Babylon 5: In the Beginning

This was a self-contained prequel that happens before the very first episode of the show. It's excellent and, in many ways, a great introduction to the show. Think of it as a third pilot.

Babylon 5: Thirdspace

This is a great standalone sci-fi adventure which happens during the third season of the series, arguably, a moment when all the characters are at their best and coolest.

But, overall, if you want to have a clean, quick experience, after you finish "The Deconstruction of Falling Stars" at the end of Season 4, you can skip right to the final episode of Season 5.

"Sleeping in Light" Season 5, Episode 22

Though this was aired as the final episode of Season 5, it was actually filmed during the Season 4 era because everyone involved was unaware the show would be rescued by TNT for a 5th Season. And you can tell. It's a great series finale and a great episode.
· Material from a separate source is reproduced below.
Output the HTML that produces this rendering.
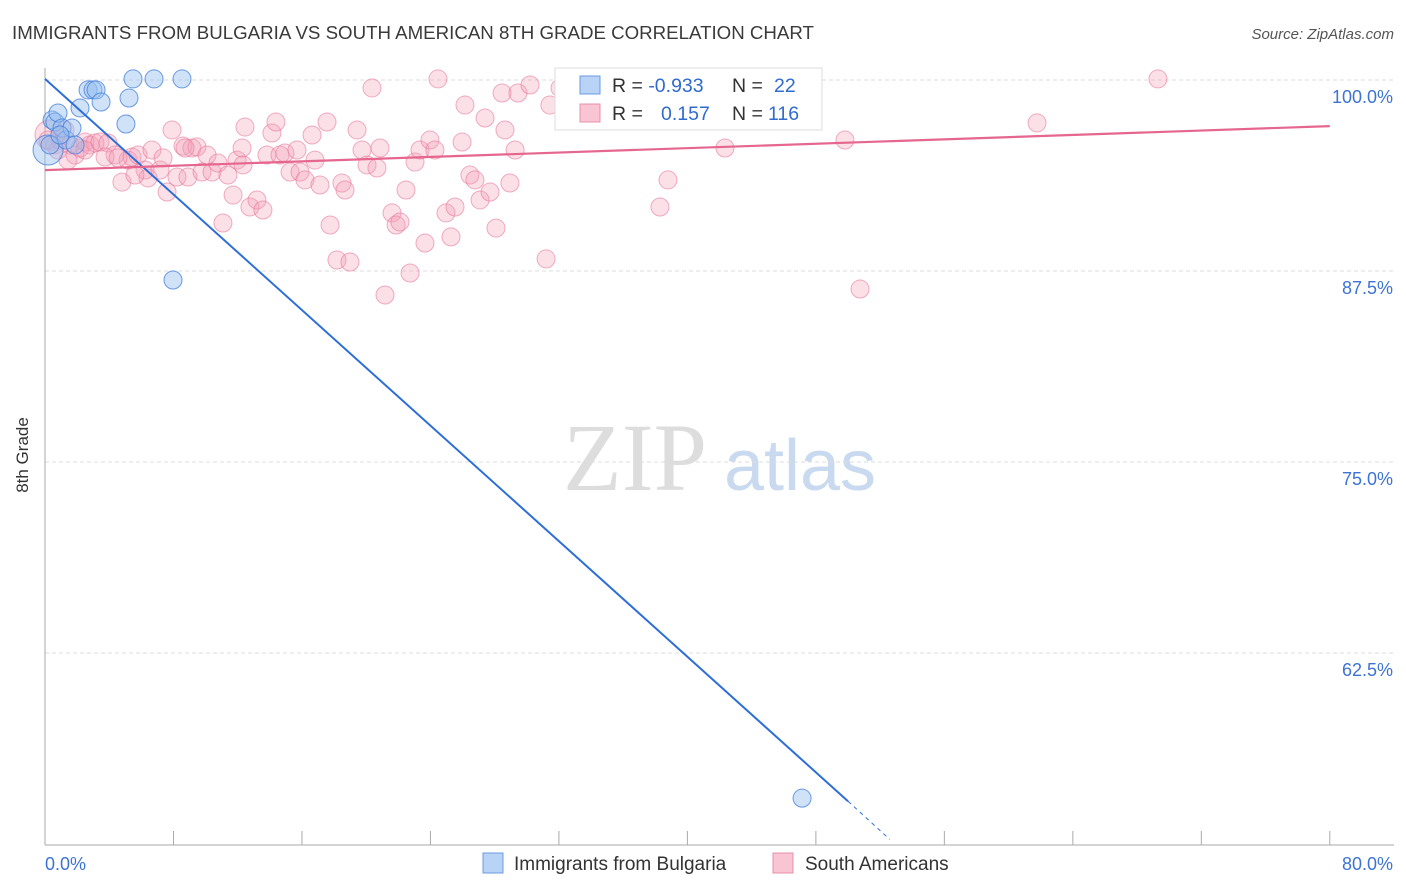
<!DOCTYPE html>
<html><head><meta charset="utf-8"><style>
body{margin:0;background:#fff;font-family:"Liberation Sans",sans-serif}
svg{display:block}
</style></head><body>
<svg id="chart" width="1406" height="892">
<text x="12" y="39" font-size="18.7" fill="#3a3a3a">IMMIGRANTS FROM BULGARIA VS SOUTH AMERICAN 8TH GRADE CORRELATION CHART</text>
<text x="1394" y="39" font-size="15" fill="#555" text-anchor="end" font-style="italic">Source: ZipAtlas.com</text>
<text x="28" y="455" font-size="17" fill="#333" text-anchor="middle" transform="rotate(-90 28 455)">8th Grade</text>
<g id="watermark">
<text x="635" y="490" font-size="96" fill="#ddd" font-family="Liberation Serif,serif" text-anchor="middle">ZIP</text>
<text x="800" y="490" font-size="72" fill="#c9daf0" text-anchor="middle">atlas</text>
</g>
<g id="grid"></g><g id="axes"></g><g id="pts"></g><g id="lines"></g>
<g>
<rect x="555" y="68" width="267" height="62" fill="#fff" stroke="#ddd"/>
<rect x="580" y="76" width="20" height="18" fill="#b8d3f5" stroke="#6a9be0"/>
<rect x="580" y="104" width="20" height="18" fill="#f9c4d3" stroke="#e890aa"/>
<text x="612" y="92" font-size="19.5" fill="#333">R = <tspan fill="#2f6bd0">-0.933</tspan><tspan x="732">N = </tspan><tspan fill="#2f6bd0" x="774">22</tspan></text>
<text x="612" y="120" font-size="19.5" fill="#333">R = <tspan fill="#2f6bd0" x="661">0.157</tspan><tspan x="732">N = </tspan><tspan fill="#2f6bd0" x="768">116</tspan></text>
</g>
<g>
<rect x="483" y="853" width="20" height="20" fill="#b8d3f5" stroke="#6a9be0"/>
<text x="514" y="870" font-size="19" fill="#333">Immigrants from Bulgaria</text>
<rect x="773" y="853" width="20" height="20" fill="#f9c4d3" stroke="#e890aa"/>
<text x="805" y="870" font-size="19" fill="#333">South Americans</text>
</g>
</svg>
<script>
const yTicks=[100,87.5,75,62.5];
const yTickLabels=["100.0%","87.5%","75.0%","62.5%"];
const xTickLabels=["0.0%","80.0%"];
const blueX=[0.19,0.44,0.62,0.81,1.06,1.31,1.68,2.18,2.68,2.99,3.18,3.49,5.04,5.23,5.48,6.79,8.53,7.97,47.14,0.31,0.93,1.87];
const blueY=[95.42,97.38,97.25,97.84,96.86,96.07,96.86,98.17,99.35,99.35,99.35,98.56,97.12,98.82,100.07,100.07,100.07,86.91,53.0,95.75,96.40,95.75];
const pinkX=[0.31,0.62,0.93,1.25,1.56,1.87,2.18,2.49,2.80,3.11,3.42,3.92,4.36,4.79,5.17,5.42,5.79,6.23,6.41,6.66,7.16,7.35,7.60,7.91,8.22,8.59,8.90,9.15,9.46,9.78,10.09,10.40,10.77,11.08,11.39,11.71,11.96,12.33,12.45,12.76,13.20,13.57,13.82,14.13,14.38,14.63,14.94,15.26,15.69,15.88,16.19,16.63,16.81,17.12,17.56,17.75,18.18,18.49,18.68,18.99,19.43,19.74,20.05,20.36,20.67,20.86,21.17,21.61,21.86,22.10,22.48,22.73,23.04,23.35,23.66,23.97,24.28,24.47,24.97,25.28,25.53,25.97,26.15,26.46,26.77,27.09,27.40,27.71,28.08,28.46,28.64,28.95,29.27,29.45,30.20,31.20,31.44,32.07,32.50,34.56,35.31,38.29,38.79,40.60,42.34,49.81,50.75,61.77,69.30,0.19,0.81,1.43,2.49,3.74,4.55,5.60,12.27,8.72];
const pinkY=[96.40,95.75,96.07,96.73,95.75,95.09,95.55,95.94,95.75,95.88,95.94,95.88,95.09,93.32,94.76,94.96,95.09,94.11,93.59,95.42,94.11,94.90,92.67,96.73,93.65,95.68,93.65,95.55,95.62,93.98,95.09,93.98,94.57,90.64,93.78,92.47,94.76,94.44,96.92,91.69,92.15,91.49,95.09,96.53,97.25,95.09,95.22,93.98,95.42,93.98,93.46,96.40,94.76,93.13,97.25,90.51,88.22,93.26,92.80,88.09,96.73,95.42,94.44,99.48,94.24,95.55,85.93,91.30,90.51,90.71,92.80,87.37,94.63,95.42,89.33,96.07,95.42,100.07,91.30,89.73,91.69,95.94,98.36,93.78,93.46,92.15,97.51,92.67,90.31,99.15,96.73,93.26,95.42,99.15,99.67,88.29,98.36,99.48,100.07,100.07,99.67,91.69,93.46,97.51,95.55,96.07,86.32,97.19,100.07,96.07,95.42,94.76,95.42,94.96,94.90,93.78,95.55,95.55];
const blueLine=[[0,100.07],[50,52.8],[52.6,50.3]];
const pinkLine=[[0,94.1],[80,96.98]];
const NS='http://www.w3.org/2000/svg';
const xs=v=>45+v*16.06;
const ys=v=>80+(100-v)*15.28;
function mk(t,a,p){const e=document.createElementNS(NS,t);for(const k in a)e.setAttribute(k,a[k]);document.getElementById(p).appendChild(e);return e;}
yTicks.forEach((t,i)=>{
 const l=mk('line',{x1:45,x2:1394,y1:ys(t),y2:ys(t),stroke:'#ddd','stroke-dasharray':'4 3'},'grid');
 
 
 const tx=mk('text',{x:1393,y:ys(t)+23,'font-size':18,fill:'#3d73d6','text-anchor':'end'},'axes');
 tx.textContent=yTickLabels[i];
 
 
});
let a=mk('line',{x1:45,x2:45,y1:68,y2:845,stroke:'#aaa'},'axes');


a=mk('line',{x1:45,x2:1394,y1:845,y2:845,stroke:'#aaa'},'axes');


for(let i=1;i<=10;i++){const t=mk('line',{x1:xs(i*8),x2:xs(i*8),y1:831,y2:845,stroke:'#aaa'},'axes');
 
 }
[[0,'start',45],[80,'end',1393]].forEach((d,i)=>{const t=mk('text',{x:d[2],y:870,'font-size':18,fill:'#3d73d6','text-anchor':d[1]},'axes');t.textContent=xTickLabels[i];
 
 });
pinkX.forEach((x,i)=>{const c=mk('circle',{cx:xs(x),cy:ys(pinkY[i]),r:i==0?15:9,fill:'rgba(244,160,185,0.32)',stroke:'rgba(232,120,155,0.6)','stroke-width':1},'pts');
 
 });
blueX.forEach((x,i)=>{const c=mk('circle',{cx:xs(x),cy:ys(blueY[i]),r:i==0?15:9,fill:'rgba(150,190,240,0.45)',stroke:'rgba(70,130,220,0.8)','stroke-width':1},'pts');
 
 });
let l=mk('line',{x1:xs(blueLine[0][0]),y1:ys(blueLine[0][1]),x2:xs(blueLine[1][0]),y2:ys(blueLine[1][1]),stroke:'#2d6fd6','stroke-width':2},'lines');


l=mk('line',{x1:xs(blueLine[1][0]),y1:ys(blueLine[1][1]),x2:xs(blueLine[2][0]),y2:ys(blueLine[2][1]),stroke:'#2d6fd6','stroke-width':1,'stroke-dasharray':'4 4'},'lines');


l=mk('line',{x1:xs(pinkLine[0][0]),y1:ys(pinkLine[0][1]),x2:xs(pinkLine[1][0]),y2:ys(pinkLine[1][1]),stroke:'#e5668f','stroke-width':2.2},'lines');


</script>
</body></html>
Pretty much everything that came out after "Sleeping in Light" is only for diehard fans who want the entire story. Though it's probably not going to be on Amazon Prime anytime soon there was an entire second spin-off show called Crusade which was set aboard a spaceship on a... well... space crusade. There's also a TV movie called Legend of the Rangers, and several standalone short films called The Lost Tales, all of which are truly tough to watch after the total excellence of the show's best moments.

In fairness, the world building of Babylon 5 is part of what made it such a triumph in the history of science fiction television, and so, once you get into the show, you may want to watch all of it. But, if you want to just remember the good times, you're better off thinking about the dramatic and bold final moments of "Sleeping in Light" and putting Babylon 5 to bed after that.

Babylon 5 is now streaming on Amazon Prime.